On Saturday, Evelyn steadied things immediately, making a 3-pointer, then feeding Garza in the post for a basket and following with another 3. Suddenly, Iowa was ahead 8-7 and breathing easier.
“I just thought we were kind of out of rhythm. So I just tried to come in and give a spark any way I can,” Evelyn said.
Evelyn finished with 15 points, seven rebounds and four assists in 29 minutes. He made all four of his free throws.
His biggest shot was the one that gave Iowa a 68-64 lead with 3:53 left. The team seemed to calm down after that.
“I caught the ball. I was actually trying to swing it to CJ. He was hot all game," Evelyn said. "I think one of the defenders jumped the passing lane and left me wide open. So I just took a dribble and shot it.
“I think Ryan Kriener hit a big shot to get us going before that and I think it just carried on.”
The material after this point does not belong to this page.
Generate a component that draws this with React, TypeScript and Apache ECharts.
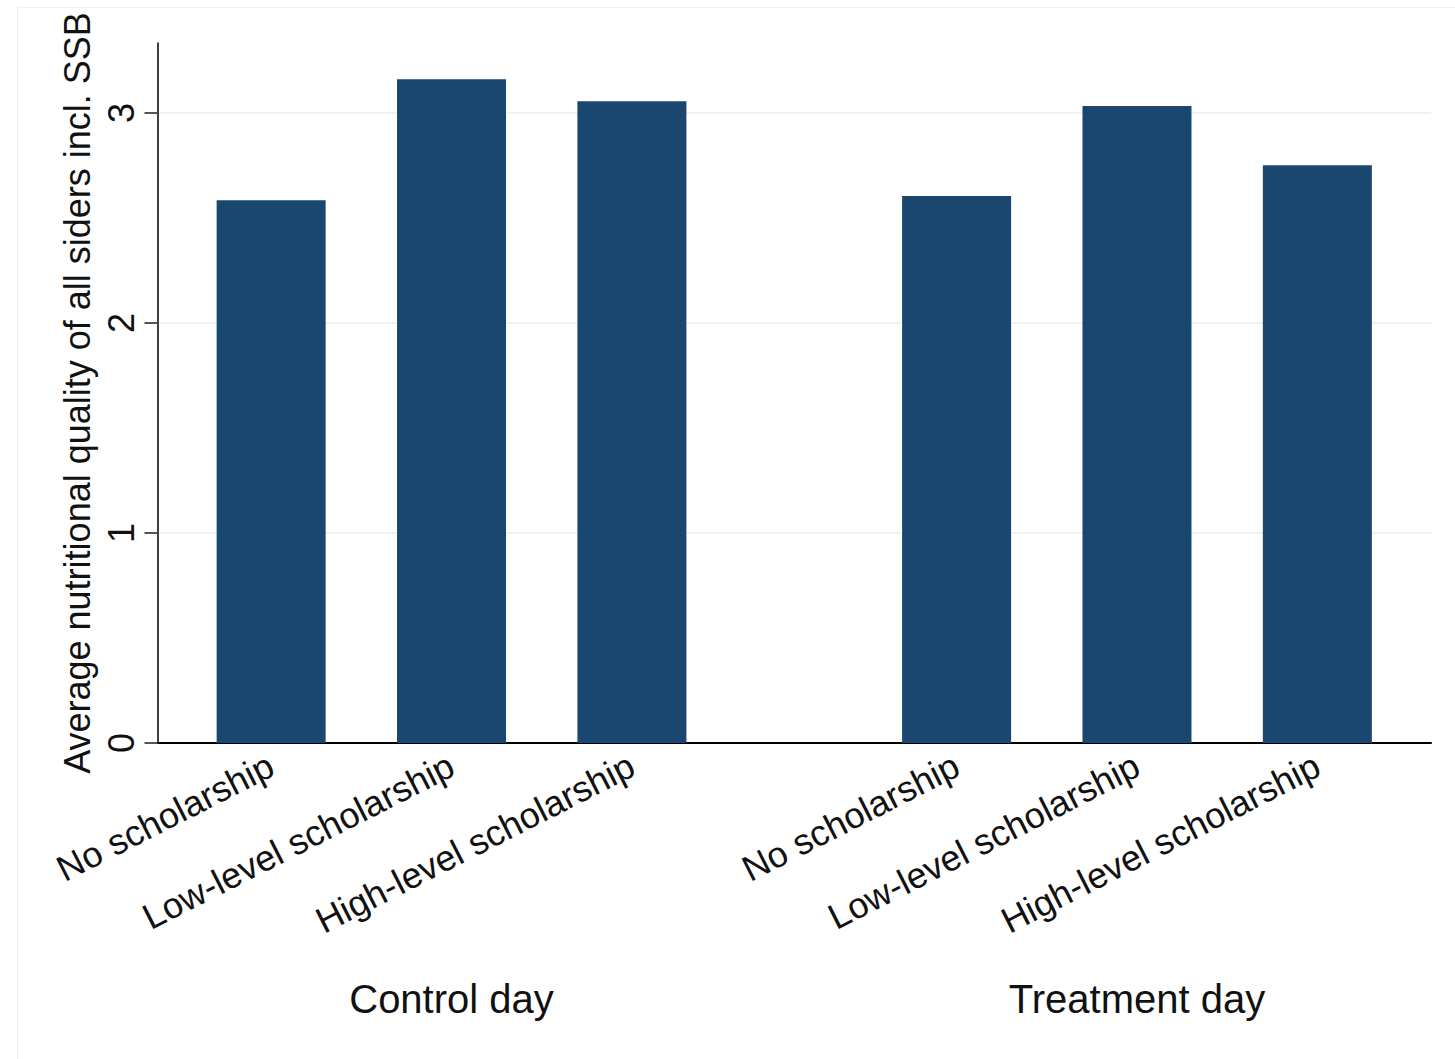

As for Toussaint, even once he got the shoe issue resolved, McCaffery left him on the bench. He said it was because of how well Evelyn was playing.
“I really wanted to get him back in, but he'll settle down. He's a really good player. This is all part of the growth process,” McCaffery said of Toussaint. “He's young, but he's a competitor. He'll have an opportunity in the next one.”
Iowa coach Fran McCaffery knew Cincinnati was going to make a charge. How did his team overcome it? Hear what he has to say: Hawk Central
Some positive stats to outweigh the negative
The 24 Iowa turnovers were a season-high, and more than double what the Hawkeyes averaged entering the game. Cincinnati turned them into 22 points. In addition, Iowa missed 10 of its first 25 free-throw attempts.
But the Hawkeyes dominated the glass, owning a 48-31 edge in rebounding. And their zone defense flummoxed the Bearcats, who hoisted 72 shots but seemed to rush many of them and made only 25 (34.7%).
“I thought they made us look small around the basket,” Cincinnati first-year coach John Brannen said. “We're fourth in the country in drawing fouls, and we couldn't draw fouls at the rim.”
Garza credited Iowa’s defense for keeping the game from getting away when its offense was faltering.
“Credit to everyone down in that zone that was moving around,” Garza said. “We had to rebound out of that zone, and I think we did a good job of that.”
McCaffery said the zone gave Iowa the best chance to defend Cincinnati, and especially its star guard Jarron Cumberland, who finished with 18 points.
“If you play zone, they're all right there in front of you. Where's Cumberland? He's right there. Okay? We don't have to worry about him coming through and coming back to the elbow, and they clear everybody out, and he's got an iso drive right. No, he's right there and we've got people in the gaps, so there's nowhere for him to drive to,” McCaffery said.
Hawkeyes finish an impressive stretch
Iowa concluded a seven-game stretch against strong competition with a 5-2 mark. Only one of those games was played in Carver-Hawkeye Arena (a win over Minnesota). The Hawkeyes won two at neutral sites (vs. Texas Tech and Cincinnati) and two on the road (at Syracuse and Iowa State). They did it despite losing power forward Jack Nunge for the season at the outset and Bohannon at the tail end.
This was good fodder for the resume come March. Iowa is well-positioned as long as it is competitive when league play picks back up in January. A loss Saturday would have been damaging.
“It's a good lesson for us going forward, just to make sure that that can't happen again,” Garza said of the turnovers. “And if it does, we still find a way to pull the win out. You got to win the ugly ones, too.”
Iowa next hosts Kennesaw State on Dec. 29.